By Abby Ott, Staff Writer
Most adults drink coffee daily, and many individuals drink sodas and energy drinks often. Exactly what kind of impact does caffeine have on the body once it has entered one’s system?
College students often devour caffeine in coffee or energy drinks, which assists them in staying awake into the late hours of the night to complete assignments. However, that may not be the healthiest option. Caffeine is a crystalline compound that is a stimulant of the central nervous system.
Rebecca Faulks, junior nursing major, said caffeine has the ability to increase one’s heart rate and dehydrate the body. If a person is addicted to caffeine, then side effects, such as headache and anxiety, may arise.
“As college students are cramming and studying, they drink coffee and then cannot go to sleep when they need to,” Faulks said. “Because it gives you energy, it can make you feel like you are not tired when your body actually needs sleep and rest.”
Faulks said individuals struggling with anxiety or heart conditions should stay away from drinking caffeine under all circumstances. Caffeine has the ability to raise one’s heart rate to a dangerous level and can make blood pressure extremely high. Caffeine also makes people more aware of their surroundings, which could lead to increased feelings of anxiety.
Energy drinks contain a very high amount of caffeine and can be particularly abused. They contain almost double the amount of caffeine that a shot of espresso has. There are no regulations set in place requiring companies to list the amount of caffeine in the drinks, so it can be difficult to know exactly how much is in each one.
“Caffeine solves a symptom but it does not solve the problem in our body,” said Alice Hardin, Jackson local with an interest in organics and caffeine alternatives. “We get exhausted because we are sleep-deprived, nutrient-deprived or working too hard.

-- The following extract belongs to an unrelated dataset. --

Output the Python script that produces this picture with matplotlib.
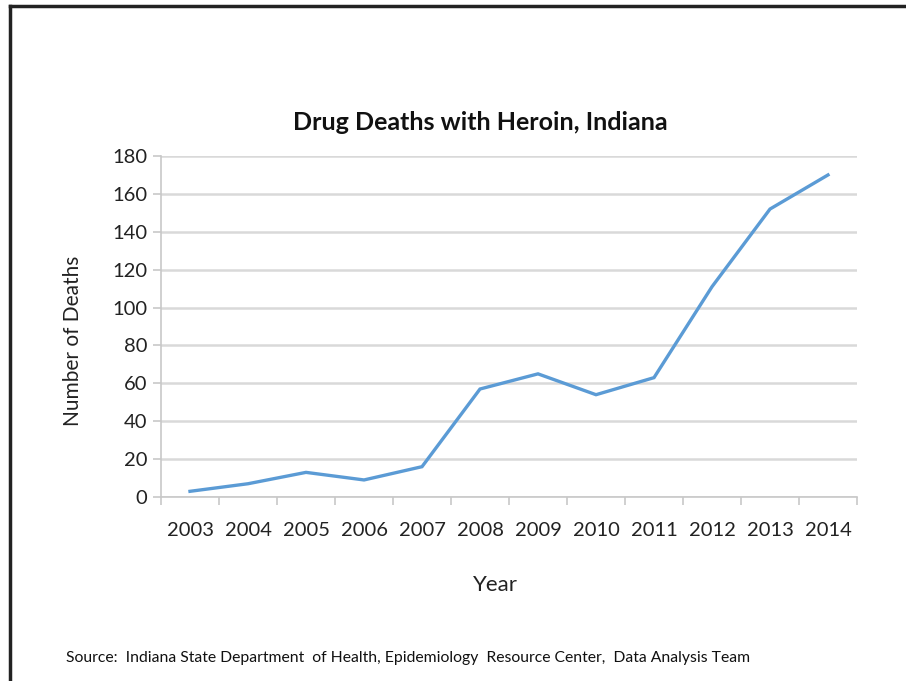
import matplotlib
matplotlib.use("Agg")
import matplotlib.pyplot as plt
from matplotlib.lines import Line2D

years = ["2003", "2004", "2005", "2006", "2007", "2008",
         "2009", "2010", "2011", "2012", "2013", "2014"]
deaths = [3, 7, 13, 9, 16, 57, 65, 54, 63, 111, 152, 170]
y_ticks = [0, 20, 40, 60, 80, 100, 120, 140, 160, 180]

plt.rcParams["font.family"] = ["Lato", "DejaVu Sans"]

W, H = 906, 681
fig = plt.figure(figsize=(W / 100, H / 100), dpi=100)
ax = fig.add_axes([161 / W, 1 - 497 / H, (857 - 161) / W, (497 - 156) / H])

x = list(range(len(years)))
ax.plot(x, deaths, color="#5B9BD5", lw=2.4, solid_joinstyle="miter")

ax.set_xlim(-0.5, len(years) - 0.5)
ax.set_ylim(0, 180)
ax.set_yticks(y_ticks)
ax.set_xticks(x)
ax.set_xticklabels(years)
ax.set_xticks([i - 0.5 for i in range(len(years) + 1)], minor=True)
ax.tick_params(axis="x", which="major", length=0, pad=18, labelsize=14.5, colors="#222222")
ax.tick_params(axis="x", which="minor", length=6, width=1.2, color="#c8c8c8")
ax.tick_params(axis="y", length=6, width=1.2, color="#c8c8c8", labelsize=14.5,
               labelcolor="#222222", pad=4)

ax.grid(axis="y", color="#d9d9d9", lw=1.8)
ax.set_axisbelow(True)
for s in ["top", "right"]:
    ax.spines[s].set_visible(False)
ax.spines["left"].set_color("#c8c8c8")
ax.spines["left"].set_linewidth(1.2)
ax.spines["bottom"].set_color("#c8c8c8")
ax.spines["bottom"].set_linewidth(1.2)

fig.text(480 / W, 1 - 123 / H, "Drug Deaths with Heroin, Indiana",
         ha="center", va="center", fontsize=18, fontweight="bold", color="#111111")
fig.text(495 / W, 1 - 585 / H, "Year", ha="center", va="center",
         fontsize=16, color="#222222")
fig.text(73 / W, 1 - 341 / H, "Number of Deaths", ha="center", va="center",
         rotation=90, fontsize=15, color="#222222")
fig.text(66 / W, 1 - 658 / H,
         "Source:  Indiana State Department  of Health, Epidemiology  Resource Center,  Data Analysis Team",
         ha="left", va="center", fontsize=11.3, color="#111111")

# page border (top and left only visible)
fig.add_artist(Line2D([10 / W, 10 / W], [0, 1 - 6 / H], color="#222222", lw=2.5))
fig.add_artist(Line2D([10 / W, 1], [1 - 6 / H, 1 - 6 / H], color="#222222", lw=2.5))

fig.savefig("out.png", dpi=100, facecolor="white")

It allows people to continue living an unhealthy lifestyle.”
Recently, Hardin decided to cut the caffeine in her diet, and explained that instead of having natural energy, caffeine causes people to have extreme lows and highs.
Many alternatives to caffeine can be ordered at coffee shops. Espresso-free options include hot chocolate, cider and fruit smoothies.
Joy Moore, director of Barefoots Joe, said tea naturally has less caffeine than coffee and contains more antioxidants. Barefoots Joe carries a variety of teas, including multiple flavors of black tea, which has some caffeine, as well as green tea and herbal teas that contain no caffeine.
“Barefoots Joe offers a number of options with little to no caffeine,” Moore said. “All espresso-based drinks, such as lattes and frojoes, may be prepared with decaffeinated espresso.”
Faulks stressed the importance of self-control if one chooses to drink caffeine. She said to limit caffeine intake to one cup of coffee a day, and drink plenty of water as opposed to sodas, energy drinks or even sweet tea.